2. Perkuat pembelajaran (Build Quality In)

Dalam dunia pengembangan perangkat lunak, perubahan adalah sesuatu yang konstan. Teknologi berubah, kebutuhan pengguna berkembang, dan asumsi bisnis bisa bergeser kapan saja. Di tengah ketidakpastian ini, kemampuan untuk belajar secara cepat dan berkelanjutan menjadi aset yang sangat berharga. Inilah inti dari prinsip Amplify Learning membangun sistem kerja yang tidak hanya efisien, tetapi juga adaptif terhadap pengetahuan baru.

Prinsip ini menempatkan pembelajaran sebagai bagian integral dari proses pengembangan, bukan sekadar aktivitas tambahan di akhir proyek. Dalam Lean, kesalahan bukan dianggap sebagai kegagalan mutlak, melainkan sebagai sumber wawasan. Dengan memfasilitasi eksperimen kecil, umpan balik cepat, dan perbaikan berulang, tim tidak hanya membangun perangkat lunak mereka juga sedang membangun pemahaman yang lebih dalam tentang masalah yang mereka selesaikan.

 
Cara Praktis Meningkatkan Pembelajaran

Berikut beberapa praktik nyata yang bisa diterapkan untuk mengamplifikasi pembelajaran di dalam tim:

  1. Prototyping dan Spiking
    Daripada menebak-nebak apa yang akan berhasil, buatlah prototipe atau versi ringan dari fitur untuk diuji. Istilah spike digunakan dalam Agile untuk menyelidiki solusi teknis tertentu. Ini memberikan ruang aman untuk eksplorasi tanpa tekanan kesempurnaan.
  2. Feedback Loop yang Cepat
    Jangan menunggu sampai proyek selesai untuk tahu apakah sesuatu bekerja. Lakukan review sprint, user testing, dan demo internal secara rutin agar pembelajaran terjadi sedini mungkin.
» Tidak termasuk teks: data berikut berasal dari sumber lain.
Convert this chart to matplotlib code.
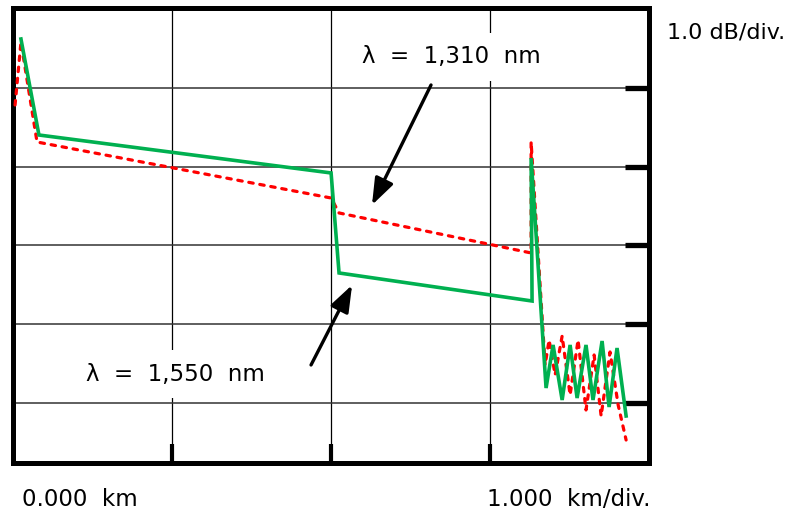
import matplotlib
matplotlib.use("Agg")
import matplotlib.pyplot as plt

# ---- data (x in km, y in dB) ----
green_x = [0.050, 0.163, 1.999, 2.049, 3.262, 3.256, 3.350, 3.394, 3.451, 3.501,
           3.545, 3.601, 3.645, 3.702, 3.746, 3.796, 3.853]
green_y = [5.622, 4.403, 3.921, 2.651, 2.295, 4.111, 1.190, 1.737, 1.038, 1.737,
           1.063, 1.737, 1.038, 1.787, 0.949, 1.698, 0.835]

red_x = [0.013, 0.050, 0.151, 1.999, 2.049, 3.256, 3.256, 3.344, 3.369, 3.407,
         3.451, 3.501, 3.551, 3.601, 3.652, 3.696, 3.752, 3.803, 3.853]
red_y = [4.784, 5.584, 4.314, 3.603, 3.413, 2.905, 4.314, 1.483, 1.800, 1.356,
         1.851, 1.102, 1.800, 0.911, 1.610, 0.835, 1.648, 0.975, 0.530]

x_grid = [1, 2, 3]
y_grid = [1, 2, 3, 4, 5]

label_1310 = "λ  =  1,310  nm"
label_1550 = "λ  =  1,550  nm"
arrow_1310 = ((2.627, 5.038), (2.256, 3.514))  # (tail, tip)
arrow_1550 = ((1.873, 1.483), (2.131, 2.498))
text_1310_pos = (2.753, 5.394)
text_1550_pos = (1.018, 1.368)

W, H = 794, 515
fig = plt.figure(figsize=(W / 100, H / 100), dpi=100)
ax = fig.add_axes([13 / W, 1 - 462.5 / H, (649.5 - 13) / W, (462.5 - 7.5) / H])
ax.set_xlim(0, 4)
ax.set_ylim(0.2444, 6.022)

for xv in x_grid:
    ax.axvline(xv, color="black", lw=0.9, zorder=1)
for yv in y_grid:
    ax.axhline(yv, color="#333333", lw=1.1, zorder=1)

ax.plot(green_x, green_y, color="#00b050", lw=2.6, zorder=4, solid_joinstyle="miter")
ax.plot(red_x, red_y, color="#ff0000", lw=2.3, zorder=3,
        linestyle=(0, (1.4, 2.1)), dash_capstyle="round")

ax.set_xticks(x_grid)
ax.set_yticks(y_grid)
ax.tick_params(axis="x", which="both", direction="in", length=14, width=3,
               labelbottom=False, bottom=True, top=False)
ax.tick_params(axis="y", which="both", direction="in", length=17, width=3.8,
               labelleft=False, left=False, right=True, labelright=False)
for s in ax.spines.values():
    s.set_linewidth(3.6)
    s.set_color("black")

bb = dict(boxstyle="square,pad=0.55", fc="white", ec="none")
ax.text(*text_1310_pos, label_1310, fontsize=16.5, ha="center", va="center",
        bbox=bb, zorder=5)
ax.text(*text_1550_pos, label_1550, fontsize=16.5, ha="center", va="center",
        bbox=bb, zorder=5)

for (tail, tip) in (arrow_1310, arrow_1550):
    ax.annotate("", xy=tip, xytext=tail,
                arrowprops=dict(arrowstyle="-|>,head_length=0.9,head_width=0.33",
                                lw=2.4, color="black", mutation_scale=18,
                                shrinkA=0, shrinkB=0),
                zorder=6)

fig.text(667 / W, 1 - 32 / H, "1.0 dB/div.", fontsize=16, ha="left", va="center")
fig.text(22 / W, 1 - 500 / H, "0.000  km", fontsize=16.5, ha="left", va="center")
fig.text(487 / W, 1 - 500 / H, "1.000  km/div.", fontsize=16.5, ha="left", va="center")

fig.savefig("out.png", dpi=100)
Semakin cepat umpan balik diterima, semakin sedikit biaya perbaikannya.
  3. Pair Programming dan Peer Review
    Ketika dua orang bekerja bersama menulis kode, mereka tidak hanya menyelesaikan pekerjaan mereka belajar satu sama lain. Pairing dan review kode membuka ruang diskusi, transfer pengetahuan, dan peningkatan kualitas secara alami.
  4. Retrospective Meeting
    Luangkan waktu setelah setiap iterasi untuk bertanya: “Apa yang berhasil? Apa yang bisa ditingkatkan?” Jangan buru-buru menyalahkan, tapi gunakan kesempatan ini untuk memperkuat budaya pembelajaran yang empatik dan konstruktif.
  5. Documentasi Ringan yang Kontekstual
    Daripada membuat dokumentasi kaku dan panjang, buatlah living documentation catatan singkat namun kontekstual, yang mudah dipahami oleh tim lain di masa depan. Ini mempercepat pembelajaran berulang dan menghindari relearning.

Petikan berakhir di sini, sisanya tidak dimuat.